Lionel Ray, Souvenirs de la maison du temps

A l’épreuve du silence

Quoique « Vieil homme » comme il se défi­nit, Lio­nel Ray cherche dans l’obscurité pro­fonde des portes sans doute impro­bables. Mais le jeu en vaut la chan­delle. Peut s’y décou­vrir,  une fois le seuil fran­chi, « Une source un bou­quet une clé / une main nue Comme la nuit ». Certes, le poète sait que l’hiver ou le lieu final de la vie est là. Il ne pré­tend pas s’en abs­traire et en recon­naît l’effroi.
Mais il sait s’accrocher au « tout ce qui reste » de Beckett – à savoir pas grand chose : une abeille « qui fre­donne parmi les choses de cou­leurs et les objets silen­cieux ». Bref, juste quelques signes de vie au milieu des ruines et des paniers vides.

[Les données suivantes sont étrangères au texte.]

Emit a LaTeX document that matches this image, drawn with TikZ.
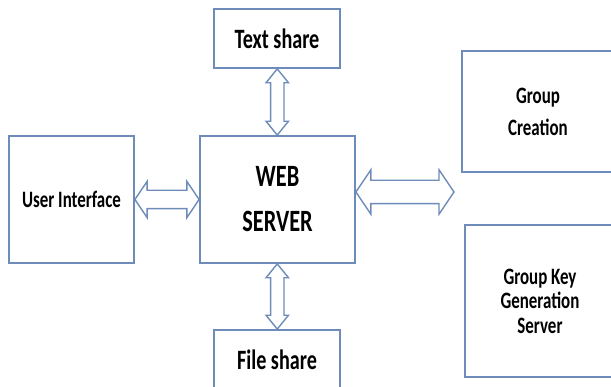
\documentclass[tikz,border=0pt]{standalone}
\usepackage{fontspec}
\setmainfont{Carlito}[FakeStretch=0.72]
\usepackage{tikz}
\usetikzlibrary{calc}
\usetikzlibrary{shapes.arrows}
\definecolor{boxline}{RGB}{110,140,185}
\newcommand{\tikzlabelsize}{\fontsize{23.5}{32}\selectfont}
\tikzstyle{block}=[draw=boxline, line width=1.8pt, fill=white, inner sep=0pt, align=center, font=\bfseries\tikzlabelsize]
\tikzstyle{dblarrow}=[double arrow, draw=boxline, line width=1.4pt, fill=white, inner sep=0pt, text depth=0pt, double arrow tip angle=112]
\tikzstyle{varrow}=[dblarrow, rotate=90, text height=12pt, minimum width=21, double arrow head extend=4.5, double arrow tip angle=78]

\begin{document}
\begin{tikzpicture}[x=1pt, y=1pt]
  \useasboundingbox (0,0) rectangle (611,387);
  % boxes
  \node[block, minimum width=126, minimum height=59, font=\bfseries\fontsize{28}{32}\selectfont] (text) at (277, 348.5) {Text share};
  \node[block, minimum width=155, minimum height=127, font=\bfseries\fontsize{31}{45}\selectfont] (web) at (277.5, 187.5) {WEB\\SERVER};
  \node[block, minimum width=125, minimum height=127] (ui) at (71.5, 187.5) {User Interface};
  \node[block, minimum width=126, minimum height=59, font=\bfseries\fontsize{28}{32}\selectfont] (file) at (277, 27.5) {File share};
  \node[block, minimum width=152, minimum height=121] (grp) at (538, 275.5) {Group\\Creation};
  \node[block, minimum width=150, minimum height=152, font=\bfseries\fontsize{23.5}{24.5}\selectfont] (key) at (540, 86) {Group Key\\Generation\\Server};
  \coordinate (bigend) at (454, 195);
  % arrows
  \path let \p1=($(web.west)-(ui.east)$), \n1={veclen(\x1,\y1)} in
    node[dblarrow, minimum height=\n1, text height=17pt, minimum width=35, double arrow head extend=9] (a_ui) at ($(ui.east)!0.5!(web.west)$) {};
  \path let \p1=($(bigend)-(web.east|-bigend)$), \n1={veclen(\x1,\y1)} in
    node[dblarrow, minimum height=\n1, text height=22pt, minimum width=43, double arrow head extend=10.5] (a_grp) at ($(web.east|-bigend)!0.5!(bigend)$) {};
  \path let \p1=($(text.south)-(web.north)$), \n1={veclen(\x1,\y1)} in
    node[varrow, minimum height=\n1] (a_text) at ($(text.south)!0.5!(web.north)$) {};
  \path let \p1=($(web.south)-(file.north)$), \n1={veclen(\x1,\y1)} in
    node[varrow, minimum height=\n1] (a_file) at ($(web.south)!0.5!(file.north)$) {};
\end{tikzpicture}
\end{document}
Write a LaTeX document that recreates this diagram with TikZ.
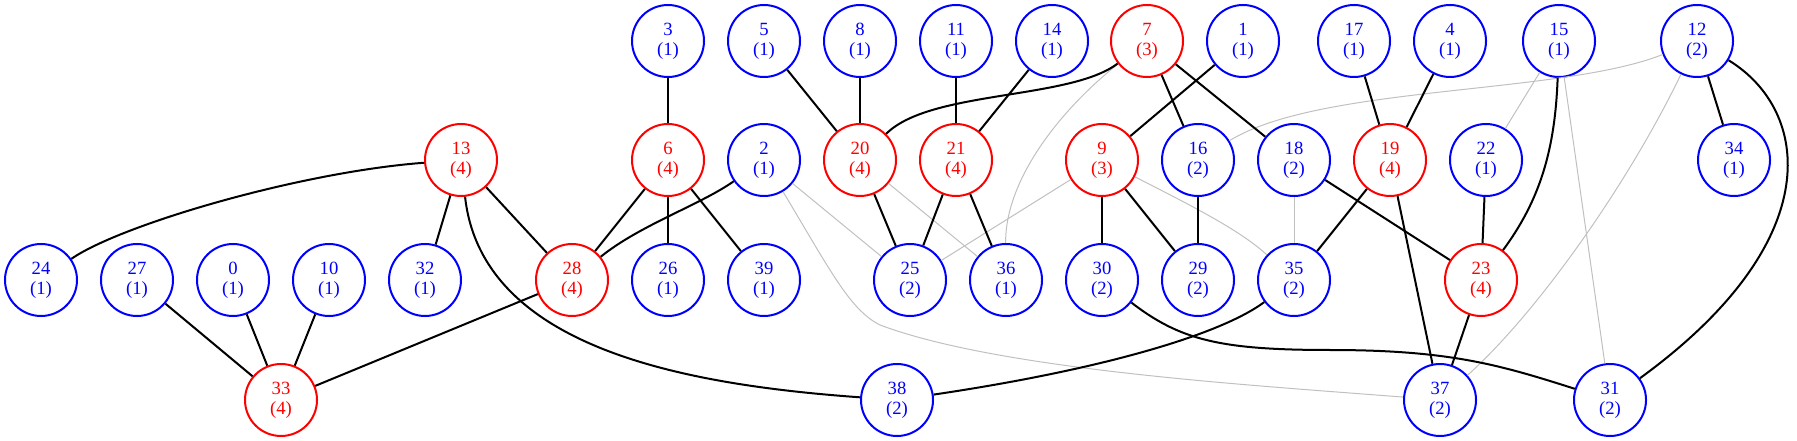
\documentclass[tikz,border=0pt]{standalone}
\usepackage{fontspec}
\setmainfont{Liberation Serif}
\definecolor{edgegray}{HTML}{C0C0C0}

\begin{document}
\begin{tikzpicture}[x=0.75pt, y=-0.75pt,
  bnode/.style={circle, draw=blue, text=blue, line width=1.5pt,
    minimum size=54pt, inner sep=0pt, align=center,
    font=\fontsize{14}{15}\selectfont},
  rnode/.style={bnode, draw=red, text=red},
  strong/.style={line width=1.5pt},
  weak/.style={line width=0.75pt, edgegray}]
  \useasboundingbox (0,0) rectangle (1797,441);

  % top row
  \node[bnode] (n3)  at (668,41)  {3\\(1)};
  \node[bnode] (n5)  at (764,41)  {5\\(1)};
  \node[bnode] (n8)  at (860,41)  {8\\(1)};
  \node[bnode] (n11) at (956,41)  {11\\(1)};
  \node[bnode] (n14) at (1052,41) {14\\(1)};
  \node[rnode] (n7)  at (1147,41) {7\\(3)};
  \node[bnode] (n1)  at (1243,41) {1\\(1)};
  \node[bnode] (n17) at (1354,41) {17\\(1)};
  \node[bnode] (n4)  at (1450,41) {4\\(1)};
  \node[bnode] (n15) at (1559,41) {15\\(1)};
  \node[bnode] (n12) at (1697,41) {12\\(2)};

  % second row
  \node[rnode] (n13) at (461,160)  {13\\(4)};
  \node[rnode] (n6)  at (668,160)  {6\\(4)};
  \node[bnode] (n2)  at (764,160)  {2\\(1)};
  \node[rnode] (n20) at (860,160)  {20\\(4)};
  \node[rnode] (n21) at (956,160)  {21\\(4)};
  \node[rnode] (n9)  at (1102,160) {9\\(3)};
  \node[bnode] (n16) at (1198,160) {16\\(2)};
  \node[bnode] (n18) at (1294,160) {18\\(2)};
  \node[rnode] (n19) at (1390,160) {19\\(4)};
  \node[bnode] (n22) at (1486,160) {22\\(1)};
  \node[bnode] (n34) at (1734,160) {34\\(1)};

  % third row
  \node[bnode] (n24) at (41,280)   {24\\(1)};
  \node[bnode] (n27) at (137,280)  {27\\(1)};
  \node[bnode] (n0)  at (233,280)  {0\\(1)};
  \node[bnode] (n10) at (329,280)  {10\\(1)};
  \node[bnode] (n32) at (425,280)  {32\\(1)};
  \node[rnode] (n28) at (572,280)  {28\\(4)};
  \node[bnode] (n26) at (668,280)  {26\\(1)};
  \node[bnode] (n39) at (764,280)  {39\\(1)};
  \node[bnode] (n25) at (910,280)  {25\\(2)};
  \node[bnode] (n36) at (1006,280) {36\\(1)};
  \node[bnode] (n30) at (1102,280) {30\\(2)};
  \node[bnode] (n29) at (1198,280) {29\\(2)};
  \node[bnode] (n35) at (1294,280) {35\\(2)};
  \node[rnode] (n23) at (1481,280) {23\\(4)};

  % bottom row
  \node[rnode] (n33) at (281,400)  {33\\(4)};
  \node[bnode] (n38) at (897,400)  {38\\(2)};
  \node[bnode] (n37) at (1440,400) {37\\(2)};
  \node[bnode] (n31) at (1610,400) {31\\(2)};

  % light edges
  \draw[weak] (n2) -- (n25);
  \draw[weak] (n20) -- (n36);
  \draw[weak] (n9) -- (n25);
  \draw[weak] (n18) -- (n35);
  \draw[weak] (n15) -- (n22);
  \draw[weak] (n15) -- (n31);
  \draw[weak] (n7) .. controls (1060,110) and (1005,180) .. (n36);
  \draw[weak] (n9) .. controls (1190,205) and (1240,230) .. (n35);
  \draw[weak] (n2) .. controls (830,270) and (850,310) .. (880,325)
    .. controls (1000,370) and (1250,385) .. (n37);
  \draw[weak] (n12) .. controls (1560,95) and (1320,85) .. (n16);
  \draw[weak] (n12) .. controls (1630,180) and (1540,310) .. (n37);

  % strong edges
  \draw[strong] (n13) .. controls (300,172) and (120,225) .. (n24);
  \draw[strong] (n13) -- (n32);
  \draw[strong] (n13) -- (n28);
  \draw[strong] (n13) .. controls (482,350) and (690,385) .. (n38);
  \draw[strong] (n27) -- (n33);
  \draw[strong] (n0) -- (n33);
  \draw[strong] (n10) -- (n33);
  \draw[strong] (n28) -- (n33);
  \draw[strong] (n3) -- (n6);
  \draw[strong] (n6) -- (n28);
  \draw[strong] (n6) -- (n26);
  \draw[strong] (n6) -- (n39);
  \draw[strong] (n2) .. controls (700,205) and (640,225) .. (n28);
  \draw[strong] (n5) -- (n20);
  \draw[strong] (n8) -- (n20);
  \draw[strong] (n7) .. controls (1070,100) and (930,90) .. (n20);
  \draw[strong] (n11) -- (n21);
  \draw[strong] (n14) -- (n21);
  \draw[strong] (n20) -- (n25);
  \draw[strong] (n21) -- (n25);
  \draw[strong] (n21) -- (n36);
  \draw[strong] (n7) -- (n16);
  \draw[strong] (n7) -- (n18);
  \draw[strong] (n1) -- (n9);
  \draw[strong] (n9) -- (n30);
  \draw[strong] (n9) -- (n29);
  \draw[strong] (n16) -- (n29);
  \draw[strong] (n17) -- (n19);
  \draw[strong] (n4) -- (n19);
  \draw[strong] (n19) -- (n35);
  \draw[strong] (n19) -- (n37);
  \draw[strong] (n18) -- (n23);
  \draw[strong] (n22) -- (n23);
  \draw[strong] (n15) .. controls (1555,150) and (1540,200) .. (n23);
  \draw[strong] (n23) -- (n37);
  \draw[strong] (n12) -- (n34);
  \draw[strong] (n12) .. controls (1810,110) and (1830,240) .. (n31);
  \draw[strong] (n30) .. controls (1180,340) and (1220,350) .. (1330,350)
    .. controls (1450,350) and (1500,365) .. (n31);
  \draw[strong] (n35) .. controls (1220,335) and (1100,370) .. (n38);
\end{tikzpicture}
\end{document}
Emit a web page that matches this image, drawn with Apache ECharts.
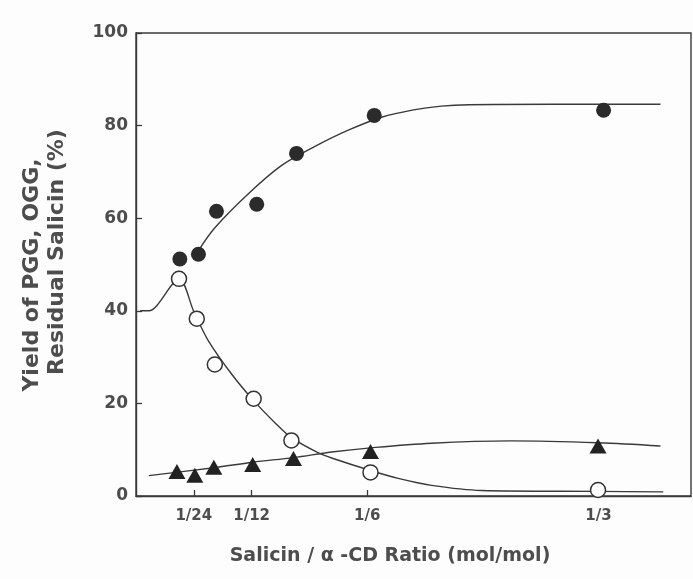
<!DOCTYPE html>
<html>
<head>
<meta charset="utf-8">
<script src="https://cdn.jsdelivr.net/npm/echarts@6/dist/echarts.min.js"></script>
<style>
  html, body { margin: 0; padding: 0; background: #fdfdfd; }
  #chart { width: 693px; height: 579px; }
</style>
</head>
<body>
<div id="chart"></div>
<script>
// ---- data ----
// x tick positions and labels (Salicin / alpha-CD ratio)
const xTickValues = [1/24, 1/12, 1/6, 1/3];
const xTickLabels = ['1/24', '1/12', '1/6', '1/3'];
const yTickValues = [0, 20, 40, 60, 80, 100];

// filled circles
const filledX = [0.0316, 0.045, 0.058, 0.087, 0.1157, 0.1717, 0.337];
const filledY = [51.2, 52.2, 61.5, 63.0, 74.0, 82.2, 83.3];
// open circles
const openX = [0.031, 0.0438, 0.0568, 0.0848, 0.112, 0.169, 0.333];
const openY = [46.9, 38.3, 28.4, 21.0, 12.0, 5.1, 1.3];
// filled triangles
const triX = [0.0295, 0.0424, 0.0561, 0.0841, 0.1135, 0.169, 0.333];
const triY = [5.3, 4.5, 6.2, 6.8, 8.1, 9.6, 10.8];

// hand-drawn fitted curves
const curveFilledX = [0.045, 0.057, 0.081, 0.105, 0.129, 0.153, 0.177, 0.2, 0.22, 0.24, 0.3, 0.378];
const curveFilledY = [53.0, 58.0, 65.3, 71.4, 75.5, 79.0, 81.8, 83.4, 84.2, 84.5, 84.6, 84.6];
const curveOpenX = [0.003, 0.0093, 0.031, 0.0417, 0.0524, 0.069, 0.0848, 0.0999, 0.112, 0.1315, 0.141, 0.169, 0.189, 0.213, 0.249, 0.333, 0.38];
const curveOpenY = [40.0, 40.0, 46.9, 39.8, 33.4, 26.3, 20.6, 15.9, 12.6, 9.3, 8.2, 5.5, 3.8, 2.3, 1.2, 1.0, 0.9];
const curveTriX = [0.0093, 0.0561, 0.084, 0.1135, 0.141, 0.169, 0.213, 0.27, 0.333, 0.378];
const curveTriY = [4.4, 6.1, 7.3, 8.3, 9.5, 10.4, 11.4, 11.9, 11.5, 10.8];

const xTitle = 'Salicin / \u03b1 -CD Ratio (mol/mol)';
const yTitleLine1 = 'Yield of PGG, OGG,';
const yTitleLine2 = 'Residual Salicin (%)';

// ---- chart ----
const zip = (xs, ys) => xs.map((x, i) => [x, ys[i]]);
const ink = '#3a3a3a';
const textColor = '#4d4d4d';
const font = '"DejaVu Sans", Verdana, sans-serif';

const chart = echarts.init(document.getElementById('chart'), null, { renderer: 'canvas' });
chart.setOption({
  backgroundColor: '#fdfdfd',
  animation: false,
  grid: {
    left: 136, right: 2, top: 33, bottom: 83,
    show: true, borderColor: ink, borderWidth: 1.4, backgroundColor: 'transparent'
  },
  xAxis: {
    type: 'value', min: 0, max: 0.4,
    axisLine: { show: true, lineStyle: { color: ink, width: 1.4 } },
    axisTick: { show: true, inside: true, length: 6, customValues: xTickValues, lineStyle: { color: ink, width: 1.3 } },
    axisLabel: {
      show: true, customValues: xTickValues, margin: 13,
      color: textColor, fontFamily: font, fontWeight: 'bold', fontSize: 15,
      formatter: function (v) {
        let best = 0, d = Infinity;
        xTickValues.forEach(function (t, i) { const e = Math.abs(t - v); if (e < d) { d = e; best = i; } });
        return xTickLabels[best];
      }
    },
    splitLine: { show: false }
  },
  yAxis: {
    type: 'value', min: 0, max: 100, interval: 20,
    axisLine: { show: true, lineStyle: { color: ink, width: 1.4 } },
    axisTick: { show: true, inside: true, length: 6, lineStyle: { color: ink, width: 1.3 } },
    axisLabel: { show: true, margin: 8, color: textColor, fontFamily: font, fontWeight: 'bold', fontSize: 17 },
    splitLine: { show: false }
  },
  graphic: [
    {
      type: 'text', x: 390, y: 556,
      style: { text: xTitle, fill: textColor, font: 'bold 19px ' + font, align: 'center', verticalAlign: 'middle' }
    },
    {
      type: 'text', x: 32, y: 275, rotation: Math.PI / 2,
      style: { text: yTitleLine1, fill: textColor, font: 'bold 22px ' + font, align: 'center', verticalAlign: 'middle' }
    },
    {
      type: 'text', x: 57, y: 252, rotation: Math.PI / 2,
      style: { text: yTitleLine2, fill: textColor, font: 'bold 22px ' + font, align: 'center', verticalAlign: 'middle' }
    }
  ],
  series: [
    {
      name: 'fit filled', type: 'line', data: zip(curveFilledX, curveFilledY), smooth: 0.35,
      showSymbol: false, symbol: 'none', lineStyle: { color: ink, width: 1.4 }, z: 2
    },
    {
      name: 'fit open', type: 'line', data: zip(curveOpenX, curveOpenY), smooth: 0.3,
      showSymbol: false, symbol: 'none', lineStyle: { color: ink, width: 1.4 }, z: 2
    },
    {
      name: 'fit triangle', type: 'line', data: zip(curveTriX, curveTriY), smooth: 0.35,
      showSymbol: false, symbol: 'none', lineStyle: { color: ink, width: 1.4 }, z: 2
    },
    {
      name: 'PGG', type: 'scatter', data: zip(filledX, filledY), symbol: 'circle', symbolSize: 15,
      itemStyle: { color: '#2b2b2b', opacity: 1 }, z: 5
    },
    {
      name: 'Residual Salicin', type: 'scatter', data: zip(openX, openY), symbol: 'circle', symbolSize: 15,
      itemStyle: { color: '#ffffff', borderColor: '#333', borderWidth: 1.5, opacity: 1 }, z: 5
    },
    {
      name: 'OGG', type: 'scatter', data: zip(triX, triY), symbol: 'triangle', symbolSize: [17, 15],
      itemStyle: { color: '#222', opacity: 1 }, z: 5
    }
  ]
});
</script>
</body>
</html>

Lionel Ray s’arrime aux hor­loges qui deviennent à cha­cun de nous de plus en plus dor­mantes puisque leur temps devient inha­bité dès avant la céré­mo­nie des adieux. Mais la voix passe encore les murs, les mots sont tout sauf des épaves face à « ce regard de bout du monde » qui apprend encore la lumière au sein du cré­pus­cule.
Celle-ci pèse sur nos épaules et cir­cule dans notre corps, du moins ce qui en lui tient. Manière, lorsque le froid enva­hit, de cher­cher pour tirer sur soi autre chose qu’un « drap noir ». A ce point, les pierres qui nous regardent, il faut savoir les réchauf­fer et per­cer le silence. Lio­nel Ray nous l’apprend en « voya­geur éperdu, étourdi de som­meil ». Manière de déboî­ter la nuit lorsque sa main nous touche. Il faut res­pi­rer encore tan­dis que la ville dort parmi ses ombres appesanties.

jean-paul gavard-perret

Lio­nel Ray,  Sou­ve­nirs de la mai­son du temps, Gal­li­mard, coll. Blanche,  2017.